When my brother was 9 years old he asked my mother “How do you spell ‘Pennsylvania’?”
She told him “Sound it out.”
He began spelling “P-e-n-c-i-l…”
I suppose that means that the sounded out spelling of the name of the Keystone State would be “P-e-n-c-i-l-v-a-y-n-y-u-h”.

nrhatch - April 29, 2017

Great example, William!

5. Rainee - April 29, 2017

Great examples Nancy. No wonder it is so difficult to learn. Often there is no logical explanation either 🙂

nrhatch - April 29, 2017

The English language is akin to a busy mom answering Question #713 that day:

“But, mom . . . why do I have to XYZ?”
“Because I said so.”

6. Kate Crimmins - April 29, 2017

Glad I learned English as a toddler. I always thought Chinese was a harder language to learn.

nrhatch - April 29, 2017

Chinese seems harder to me . . . especially since the different dialects don’t interface well with one another.

7. diannegray - April 29, 2017

So true, Nancy! Have a lovely weekend xxx

nrhatch - April 30, 2017

You too!

8. William D'Andrea - April 30, 2017

I often wonder, why is it that so many highly educated political leaders, who, when they appear on TV News broadcasts, constantly mispronounce the word “Nuclear” as “Nucular”?

nrhatch - April 30, 2017

Good question . . . for which I have no answer. 😀

9. William D'Andrea - May 1, 2017

On the other hand, I’d prefer having the Leaders of North Korea only mispronouncing the activity, instead of actually engaging in it. I’d prefer the same with President Trump. If not…
“Everybody duck now!”

nrhatch - May 1, 2017

Good thing there’s lots of room under my desk! 😀

10. Barb - May 1, 2017

I loved this! Thanks! Now I can forgive myself when pausing and asking myself ‘Does that word look right?’ In a sentence.

nrhatch - May 1, 2017

Exactly! It’s no wonder that we have to stop and ponder from time to thyme.

11. colonialist - May 1, 2017

Right up my alley! These peculiarities are part of what keeps an editor in business. Except that in this unenlightened part of the world, the past tense of dive is ‘dived’, and a dove is said, ‘duv’.

nrhatch - May 1, 2017

Dove (the bird) is “duv” here too . . . a perfect rhyme for love.

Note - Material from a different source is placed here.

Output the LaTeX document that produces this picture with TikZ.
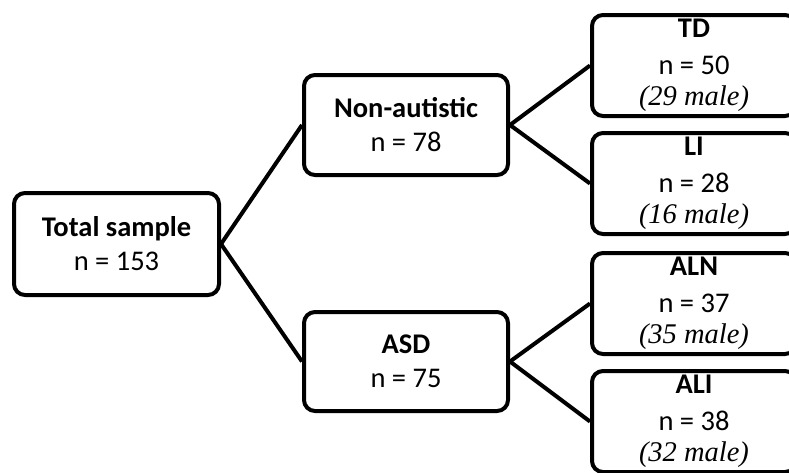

But dove (the verb) rhymes with stove ~> “When Korea launched a missile, we dove under our desks.”

colonialist - May 2, 2017

It goes to prove that to move in the groove you need to shove all you strove to prove overboard.

nrhatch - May 2, 2017

I LOVE THAT! Thanks, Col!

12. William D'Andrea - May 2, 2017

Here’s something I’ve noticed on the local TV weather broadcasts, here in the New York Metropolitan Area. On the weather maps, they misspell “hale”, which is a form of precipitation, as “hail” which means to call out a greeting. That’s something I learned in elementary school. Weren’t the future weather people paying attention; or were they sitting at their desks, looking out the window at what was falling from the clowds?

nrhatch - May 2, 2017

I think you got that wrong, William.

Hale = hale and hearty.
Hail = salute, greet, or summon (as in hail a cab) but it is also a form of precipitation.

13. Debra - May 3, 2017

I was an early elementary teacher and I loved teaching students to read, but I often thought it was amazing that they actually learned! I don’t know how adult English language learners catch on! It must be an incredible challenge!

nrhatch - May 3, 2017

Some words cooperate with the “sound it out” method . . . but many do not. It’s quite a language to master!

What grade(s) did you teach?

14. Tiny - May 9, 2017

Definitely! That’s why I like to write!

nrhatch - May 9, 2017

Yes . . . all those lovely little alliterative nuances.